When Facebook, Instagram, and WhatsApp all went dark on Oct. 4, Courtney Nash recognized the outage for what it was: a potential disaster. The hours-long outage didn’t just stop the global flow of dog videos and vacation updates from your uncle in Wyoming, it effectively shut down the Internet for a large portion of the world. For billions of people, those services are the Internet, and with all of them offline, communications in many countries just disappeared.
“When these systems like Facebook or WhatsApp go down, it’s almost life-threatening for a lot of people,” said Nash, a researcher who studies the way that large systems fail and what the consequences of those failures are.
Even though it only lasted about six hours, failures like the one at Facebook--which was caused by an erroneous command being pushed to the company’s global backbone network--can have massive downstream effects and cause cascading failures across the globe. The effects can last for days in some cases, but once the incident is resolved most of the world moves on to the next shiny new failure. Many large platform providers and site owners that experience outages, security incidents, and other issues publish after-action reports or post mortems laying out the root cause and how the issue was resolved. Some of those are plain English, while others are highly technical. But regardless of format, those reports usually live on the affected company’s website and anyone who’s interested has to hunt them down, and doing any kind of trend or common cause analysis is difficult.

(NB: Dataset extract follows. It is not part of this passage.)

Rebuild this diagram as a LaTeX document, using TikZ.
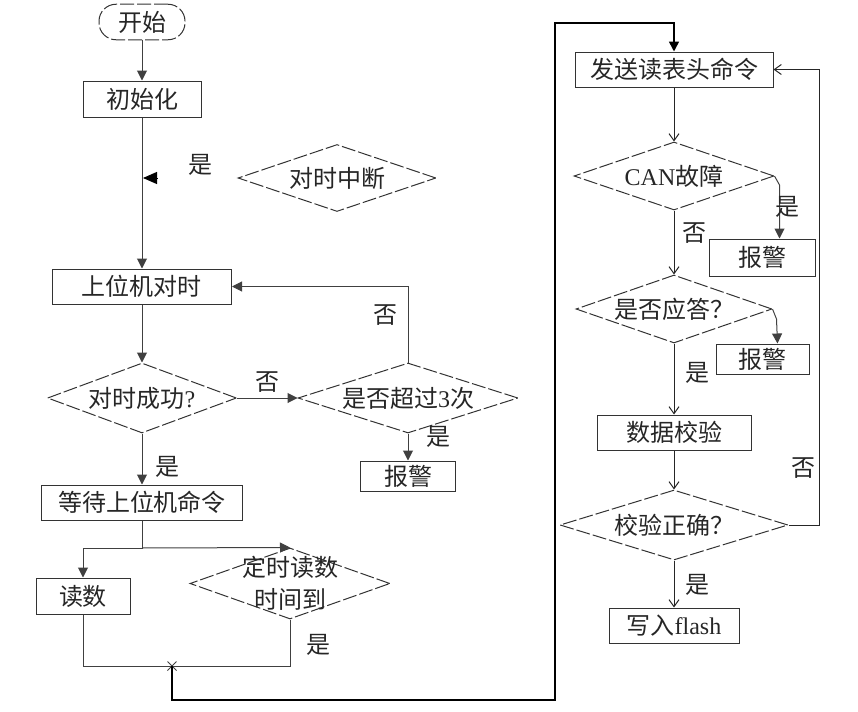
\documentclass[tikz,border=0pt]{standalone}
\usepackage{fontspec}
\setmainfont{Liberation Serif}
\newfontfamily\cjk{Noto Sans CJK SC}
\usetikzlibrary{shapes.geometric,shapes.misc,arrows.meta,calc}
\tikzset{
  stepbox/.style={draw=black!80, line width=0.5pt, minimum height=17.5pt, inner sep=1pt, font=\cjk\fontsize{12}{15}\selectfont, text=black!85, align=center},
  decbox/.style={diamond, aspect=2.8, draw=black!80, line width=0.5pt, dash pattern=on 7pt off 1.5pt, inner sep=0pt, font=\cjk\fontsize{12}{16}\selectfont, text=black!85, align=center},
  termbox/.style={draw=black!80, line width=0.5pt, dash pattern=on 7pt off 1.5pt, rounded corners=8.5pt, minimum width=43pt, minimum height=17.5pt, font=\cjk\fontsize{12}{15}\selectfont, text=black!85},
  lblnode/.style={font=\cjk\fontsize{12}{15}\selectfont, text=black!85, inner sep=0pt},
  fillarrow/.style={-{Triangle[length=5pt,width=5pt]}, black!75, line width=0.5pt},
  bigarrow/.style={-{Triangle[length=7pt,width=6pt]}, black, line width=0.5pt},
  openarrow/.style={-{Straight Barb[length=3.5pt,width=5pt]}, black!85, line width=0.5pt},
  plainline/.style={black!75, line width=0.5pt},
  loopline/.style={black, line width=0.8pt},
}
\begin{document}
\begin{tikzpicture}[x=0.5pt, y=-0.5pt]
  \useasboundingbox (0,0) rectangle (858,712);

  % Left column: start and time sync
  \node[termbox] (start) at (142,22) {开始};
  \node[stepbox, minimum width=59pt, minimum height=18pt] (init) at (142,99) {初始化};
  \node[decbox, minimum width=99pt, minimum height=33.5pt] (intr) at (337,178) {对时中断};
  \node[stepbox, minimum width=89.5pt] (sync) at (142,286.5) {上位机对时};
  \node[decbox, minimum width=94.5pt, minimum height=35pt] (ok) at (142,398) {对时成功\textrm{?}};
  \node[decbox, minimum width=110pt, minimum height=35pt] (retry) at (408,398) {是否超过\textrm{3}次};
  \node[stepbox, minimum width=47.5pt, minimum height=15pt] (alarma) at (408,476) {报警};

  % Left column: waiting and reading
  \node[stepbox, minimum width=100.5pt] (wait) at (142,502.5) {等待上位机命令};
  \node[stepbox, minimum width=47pt, minimum height=18pt] (read) at (83,596) {读数};
  \node[decbox, minimum width=100pt, minimum height=35.5pt, inner sep=-8pt] (timer) at (290,583.5) {定时读数\\时间到};
  \node[cross out, draw=black!75, line width=0.5pt, minimum size=4pt, inner sep=0pt] (join) at (172,666) {};

  % Right column: meter reading
  \node[stepbox, minimum width=99pt] (send) at (674,69.5) {发送读表头命令};
  \node[decbox, minimum width=100pt, minimum height=34pt] (can) at (674,176) {\textrm{CAN}故障};
  \node[stepbox, minimum width=53pt, minimum height=18.5pt] (alarmb) at (762,257.5) {报警};
  \node[decbox, minimum width=98pt, minimum height=34pt] (ack) at (674,309) {是否应答？};
  \node[stepbox, minimum width=46.5pt, minimum height=15pt] (alarmc) at (762.5,359) {报警};
  \node[stepbox, minimum width=77pt] (check) at (674,432.5) {数据校验};
  \node[decbox, minimum width=114pt, minimum height=35pt] (valid) at (674,525) {校验正确？};
  \node[stepbox, minimum width=65pt] (flash) at (674,625.5) {写入\textrm{flash}};

  % Free ends of connectors
  \coordinate (intrhit) at (143,178);
  \coordinate (split) at (142,548);
  \coordinate (loopbl) at (555,700);
  \coordinate (looptl) at (555,23);

  % Arrows, left column
  \draw[fillarrow] (start) -- (init);
  \draw[fillarrow] (init) -- (sync);
  \draw[bigarrow, shorten <=40pt] (intr.west) -- (intrhit);
  \draw[fillarrow] (sync) -- (ok);
  \draw[fillarrow] (ok) -- (retry);
  \draw[fillarrow] (retry.north) |- (sync.east);
  \draw[fillarrow] (retry) -- (alarma);
  \draw[fillarrow] (ok) -- (wait);
  \draw[fillarrow] (wait.south) -- (split) -| (read.north);
  \draw[fillarrow] (split) -- (timer.north);
  \draw[plainline] (read.south) |- (join.center);
  \draw[plainline] (timer.south) |- (join.center);
  \draw[fillarrow, loopline] (join.center) |- (loopbl) -- (looptl) -| (send.north);

  % Arrows, right column
  \draw[openarrow] (send) -- (can);
  \draw[fillarrow] (can.east) -- ++(5,9) -- ($(alarmb.north -| can.east)+(5,0)$);
  \draw[openarrow] (can) -- (ack);
  \draw[fillarrow] (ack.east) -- ++(4,10) -- ($(alarmc.north -| ack.east)+(5,0)$);
  \draw[openarrow] (ack) -- (check);
  \draw[openarrow] (check) -- (valid);
  \draw[openarrow] (valid) -- (flash);
  \draw[openarrow] (valid.east) -- ++(31,0) |- (send.east);

  % Branch labels
  \node[lblnode] (yintr) at (200,165) {是};
  \node[lblnode] (nok) at (267,382) {否};
  \node[lblnode] (nretry) at (385,315) {否};
  \node[lblnode] (yretry) at (438,437) {是};
  \node[lblnode] (yok) at (167,467) {是};
  \node[lblnode] (ytimer) at (318,645) {是};
  \node[lblnode] (ycan) at (787,207) {是};
  \node[lblnode] (ncan) at (694,233) {否};
  \node[lblnode] (yack) at (697,373) {是};
  \node[lblnode] (nvalid) at (803,468) {否};
  \node[lblnode] (yvalid) at (697,585) {是};
\end{tikzpicture}
\end{document}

Nash wanted to fix that. So for the last year she has been collecting reports of all kinds of outages, security incidents, data loss incidents, connection problems, and many other types of problems and building out a comprehensive, searchable database. The result is the Verica Open Incident Database (VOID), which comprises reports on nearly 2,000 software-related incidents culled from around the web.
“I was starting to study failure modes for Kubernetes and other systems. No one had ever collected all of these reports together in one place before. There are security related ones, but it doesn’t exist for availability. They’re all scattered and some are intentionally obfuscated,” Nash said.
“I wanted to pull it all together for other researchers and press and analysts. The whole goal is to share this and make things safer and more reliable for everyone.”
One of the accepted methods for figuring out what happened in an incident is a root cause analysis (RCA). Digging into the details and teasing out exactly what caused an outage or security incident is standard practice, but Nash said RCAs can lead to organizations focusing too much on the root cause at the expense of discovering how the system actually failed. Only about 25 percent of the reports had a public RCA included, but Nash would like to see that number drop even further.
“When you pin it on humans, you create a situation where humans are reluctant to speak about incidents."
“If you’re doing the root cause analysis, that can lead to some unhealthy behaviors in companies. We don’t have a lot of research on that,” she said.
Another way that organizations often look at the impact of outages or incidents is the mean time to resolve (MTTR) metric. Of the more than 1,800 reports in the VOID database, more than half of them were resolved in less than two hours. Is that good? Does that measurement mean anything? What does MTTR even tell you? Nash isn’t sure.
“On a purely statistical basis, if you don’t have a good distribution, the mean and median don’t tell you anything. Mean isn’t a good indicator,” she said.
“Also, how do you know if your time to resolve is good, and what to do about it if it isn’t? Or if it is good, what are the processes that made it that way?”
Along with the confirmed outages and other incidents, Nash also was interested in seeing how well the industry was doing at documenting and analyzing incidents that almost happened, but didn’t. Many industries, notably the airlines, routinely study near misses and publish analyses of them. But this isn’t yet common practice in the software or security industries. Nash was able to find just seven near-miss reports.
“The airline industry is adamant about this. When nothing bad happens, you have less finger pointing and blame, and you find more of the business and social pressures that can cause incidents,” Nash said. “When you pin it on humans, you create a situation where humans are reluctant to speak about incidents. As an industry, we’re actually pretty good at a lot of this stuff. And that’s not the message that gets out there.”
Nash plans to publish two “chunky” reports per year from the VOID data, and is hoping to attract more data partners. Right now the data collection is done manually, something she wants to automate at some point in the future. For now, Nash hopes organizations will take advantage of the VOID database and use it to inform their own practices.
“I harbor this deep-seated hypothesis that companies that analyze this kind of data tend to be better at these activities in the long run,” she said.